▶ _THE REQUEST_: Pictures stay out of the copy. Please reproduce only the lines between the one holding "Clone this chart in D3.js." and the one holding "78.7, 76.7, 74.8];", inclusive.

▶ _INPUT FOR THIS TASK_:
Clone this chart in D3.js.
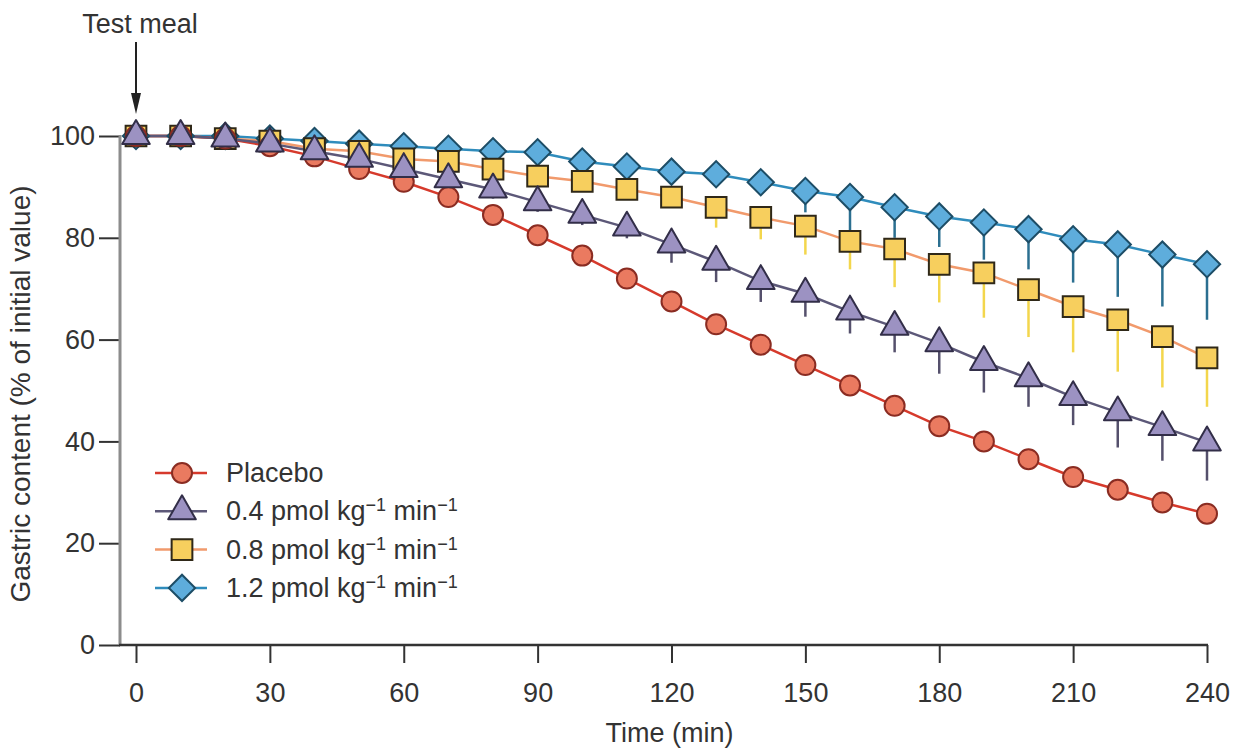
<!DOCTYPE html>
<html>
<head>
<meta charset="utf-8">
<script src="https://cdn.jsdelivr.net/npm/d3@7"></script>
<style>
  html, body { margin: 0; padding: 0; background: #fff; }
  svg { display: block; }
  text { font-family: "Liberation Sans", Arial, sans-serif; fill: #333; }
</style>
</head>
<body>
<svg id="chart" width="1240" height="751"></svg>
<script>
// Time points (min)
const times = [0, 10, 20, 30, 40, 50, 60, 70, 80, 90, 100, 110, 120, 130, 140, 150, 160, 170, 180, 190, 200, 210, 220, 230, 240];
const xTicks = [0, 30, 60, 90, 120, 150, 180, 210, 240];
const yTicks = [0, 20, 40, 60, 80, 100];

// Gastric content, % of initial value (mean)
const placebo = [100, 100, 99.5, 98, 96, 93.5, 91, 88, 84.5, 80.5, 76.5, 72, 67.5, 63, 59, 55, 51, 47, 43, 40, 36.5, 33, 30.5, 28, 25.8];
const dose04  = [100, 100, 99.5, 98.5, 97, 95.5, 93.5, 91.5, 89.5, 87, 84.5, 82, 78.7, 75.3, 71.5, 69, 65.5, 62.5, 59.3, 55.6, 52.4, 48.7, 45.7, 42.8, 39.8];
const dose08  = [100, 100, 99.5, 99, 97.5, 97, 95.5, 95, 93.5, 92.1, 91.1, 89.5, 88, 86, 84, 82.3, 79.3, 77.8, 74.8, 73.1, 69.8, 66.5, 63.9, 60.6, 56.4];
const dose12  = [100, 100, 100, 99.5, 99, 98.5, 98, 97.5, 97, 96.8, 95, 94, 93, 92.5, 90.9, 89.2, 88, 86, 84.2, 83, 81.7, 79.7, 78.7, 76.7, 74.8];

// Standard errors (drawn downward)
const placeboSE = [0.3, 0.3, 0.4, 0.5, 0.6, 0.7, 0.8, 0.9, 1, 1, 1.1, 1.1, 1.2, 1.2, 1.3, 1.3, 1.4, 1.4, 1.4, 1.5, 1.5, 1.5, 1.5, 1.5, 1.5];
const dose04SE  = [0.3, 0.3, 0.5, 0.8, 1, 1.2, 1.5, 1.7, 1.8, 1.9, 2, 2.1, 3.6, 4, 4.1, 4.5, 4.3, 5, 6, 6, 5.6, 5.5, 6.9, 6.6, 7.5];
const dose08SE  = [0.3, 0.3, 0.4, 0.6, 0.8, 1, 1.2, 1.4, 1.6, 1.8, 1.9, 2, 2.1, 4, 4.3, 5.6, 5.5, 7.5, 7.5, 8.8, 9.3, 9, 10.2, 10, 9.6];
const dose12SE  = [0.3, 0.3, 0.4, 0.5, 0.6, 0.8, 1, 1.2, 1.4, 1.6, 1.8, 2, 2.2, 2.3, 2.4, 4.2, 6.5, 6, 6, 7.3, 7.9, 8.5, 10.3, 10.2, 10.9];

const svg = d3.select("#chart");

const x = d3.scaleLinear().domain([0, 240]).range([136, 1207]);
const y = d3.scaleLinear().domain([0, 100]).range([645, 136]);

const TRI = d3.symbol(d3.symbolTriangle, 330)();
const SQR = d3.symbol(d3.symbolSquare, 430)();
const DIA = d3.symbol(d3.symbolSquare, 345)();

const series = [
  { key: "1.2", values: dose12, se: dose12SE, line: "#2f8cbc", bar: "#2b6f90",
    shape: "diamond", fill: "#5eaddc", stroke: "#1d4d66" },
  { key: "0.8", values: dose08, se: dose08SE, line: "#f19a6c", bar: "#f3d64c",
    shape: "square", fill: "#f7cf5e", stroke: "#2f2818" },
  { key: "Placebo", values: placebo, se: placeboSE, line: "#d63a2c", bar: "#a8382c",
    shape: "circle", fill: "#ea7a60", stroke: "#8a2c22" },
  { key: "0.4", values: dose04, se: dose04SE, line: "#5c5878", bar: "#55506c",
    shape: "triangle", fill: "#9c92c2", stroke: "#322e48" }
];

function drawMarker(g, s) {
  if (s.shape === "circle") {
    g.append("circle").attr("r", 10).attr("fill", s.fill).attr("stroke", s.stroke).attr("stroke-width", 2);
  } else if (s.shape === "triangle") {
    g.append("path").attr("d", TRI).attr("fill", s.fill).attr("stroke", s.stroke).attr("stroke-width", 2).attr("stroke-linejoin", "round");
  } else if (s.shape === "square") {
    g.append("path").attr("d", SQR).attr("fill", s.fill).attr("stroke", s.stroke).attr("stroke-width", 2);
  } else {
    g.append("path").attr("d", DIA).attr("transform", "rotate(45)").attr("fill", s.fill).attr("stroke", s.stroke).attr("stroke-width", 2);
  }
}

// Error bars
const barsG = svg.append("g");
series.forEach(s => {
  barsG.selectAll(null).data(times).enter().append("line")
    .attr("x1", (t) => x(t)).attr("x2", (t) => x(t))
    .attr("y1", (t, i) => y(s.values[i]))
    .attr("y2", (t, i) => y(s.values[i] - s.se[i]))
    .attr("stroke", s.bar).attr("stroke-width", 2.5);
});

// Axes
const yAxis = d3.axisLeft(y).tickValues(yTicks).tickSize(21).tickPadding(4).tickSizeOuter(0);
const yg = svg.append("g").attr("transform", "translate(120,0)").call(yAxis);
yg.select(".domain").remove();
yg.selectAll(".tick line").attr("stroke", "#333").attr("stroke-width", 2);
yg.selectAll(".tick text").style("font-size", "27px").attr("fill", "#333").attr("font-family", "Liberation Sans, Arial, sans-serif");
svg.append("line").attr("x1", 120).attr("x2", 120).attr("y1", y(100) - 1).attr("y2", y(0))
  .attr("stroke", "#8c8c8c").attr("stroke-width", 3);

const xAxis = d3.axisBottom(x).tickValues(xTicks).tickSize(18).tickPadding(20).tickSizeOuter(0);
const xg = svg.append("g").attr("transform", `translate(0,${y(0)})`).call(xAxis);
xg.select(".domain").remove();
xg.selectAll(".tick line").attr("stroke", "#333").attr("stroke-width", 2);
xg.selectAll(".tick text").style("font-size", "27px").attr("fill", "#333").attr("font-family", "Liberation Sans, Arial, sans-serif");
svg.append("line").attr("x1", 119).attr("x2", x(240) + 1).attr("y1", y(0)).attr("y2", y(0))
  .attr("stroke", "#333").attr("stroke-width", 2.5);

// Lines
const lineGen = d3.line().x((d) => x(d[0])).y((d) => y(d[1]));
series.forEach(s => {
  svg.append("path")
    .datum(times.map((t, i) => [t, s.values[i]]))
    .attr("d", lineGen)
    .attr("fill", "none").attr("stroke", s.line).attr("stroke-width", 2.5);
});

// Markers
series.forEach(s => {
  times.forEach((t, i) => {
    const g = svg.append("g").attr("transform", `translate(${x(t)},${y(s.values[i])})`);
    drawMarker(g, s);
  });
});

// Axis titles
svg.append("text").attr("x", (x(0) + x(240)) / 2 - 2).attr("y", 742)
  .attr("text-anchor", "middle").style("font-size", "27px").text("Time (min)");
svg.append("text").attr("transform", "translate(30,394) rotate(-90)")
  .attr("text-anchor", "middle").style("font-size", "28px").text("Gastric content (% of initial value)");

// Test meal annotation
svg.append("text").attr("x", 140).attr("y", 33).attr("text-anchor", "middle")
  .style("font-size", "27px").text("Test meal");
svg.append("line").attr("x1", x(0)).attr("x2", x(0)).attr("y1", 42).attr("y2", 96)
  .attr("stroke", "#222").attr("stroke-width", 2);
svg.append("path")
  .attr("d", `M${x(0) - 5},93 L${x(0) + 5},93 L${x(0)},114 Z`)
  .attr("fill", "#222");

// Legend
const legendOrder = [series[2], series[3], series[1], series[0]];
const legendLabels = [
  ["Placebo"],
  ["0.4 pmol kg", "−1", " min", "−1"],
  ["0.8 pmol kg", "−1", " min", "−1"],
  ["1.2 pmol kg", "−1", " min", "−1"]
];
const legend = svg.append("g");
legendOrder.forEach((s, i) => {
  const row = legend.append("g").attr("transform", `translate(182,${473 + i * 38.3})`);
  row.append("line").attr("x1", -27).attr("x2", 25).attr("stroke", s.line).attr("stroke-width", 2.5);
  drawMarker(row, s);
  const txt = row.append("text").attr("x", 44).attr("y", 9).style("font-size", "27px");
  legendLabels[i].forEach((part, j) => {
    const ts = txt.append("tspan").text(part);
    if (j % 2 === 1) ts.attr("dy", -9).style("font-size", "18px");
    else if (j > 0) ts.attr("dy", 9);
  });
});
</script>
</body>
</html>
--
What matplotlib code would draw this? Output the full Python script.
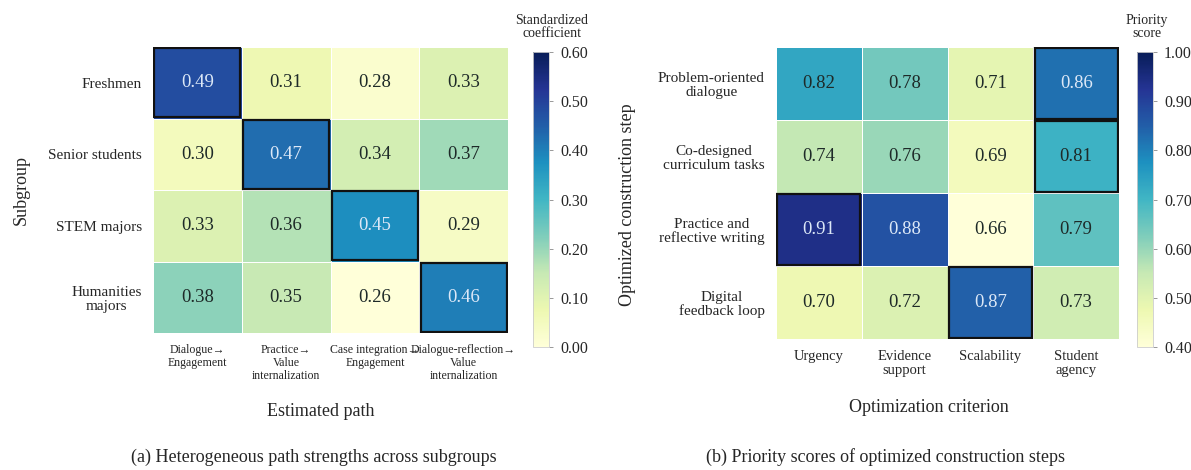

▶ _TASK RESPONSE_:
Clone this chart in D3.js.
<!DOCTYPE html>
<html>
<head>
<meta charset="utf-8">
<script src="https://cdn.jsdelivr.net/npm/d3@7"></script>
<style>
  html, body { margin: 0; padding: 0; background: #fff; }
  svg { display: block; }
  text { font-family: "Liberation Sans", Arial, sans-serif; fill: #333; }
</style>
</head>
<body>
<svg id="chart" width="1240" height="751"></svg>
<script>
// Time points (min)
const times = [0, 10, 20, 30, 40, 50, 60, 70, 80, 90, 100, 110, 120, 130, 140, 150, 160, 170, 180, 190, 200, 210, 220, 230, 240];
const xTicks = [0, 30, 60, 90, 120, 150, 180, 210, 240];
const yTicks = [0, 20, 40, 60, 80, 100];

// Gastric content, % of initial value (mean)
const placebo = [100, 100, 99.5, 98, 96, 93.5, 91, 88, 84.5, 80.5, 76.5, 72, 67.5, 63, 59, 55, 51, 47, 43, 40, 36.5, 33, 30.5, 28, 25.8];
const dose04  = [100, 100, 99.5, 98.5, 97, 95.5, 93.5, 91.5, 89.5, 87, 84.5, 82, 78.7, 75.3, 71.5, 69, 65.5, 62.5, 59.3, 55.6, 52.4, 48.7, 45.7, 42.8, 39.8];
const dose08  = [100, 100, 99.5, 99, 97.5, 97, 95.5, 95, 93.5, 92.1, 91.1, 89.5, 88, 86, 84, 82.3, 79.3, 77.8, 74.8, 73.1, 69.8, 66.5, 63.9, 60.6, 56.4];
const dose12  = [100, 100, 100, 99.5, 99, 98.5, 98, 97.5, 97, 96.8, 95, 94, 93, 92.5, 90.9, 89.2, 88, 86, 84.2, 83, 81.7, 79.7, 78.7, 76.7, 74.8];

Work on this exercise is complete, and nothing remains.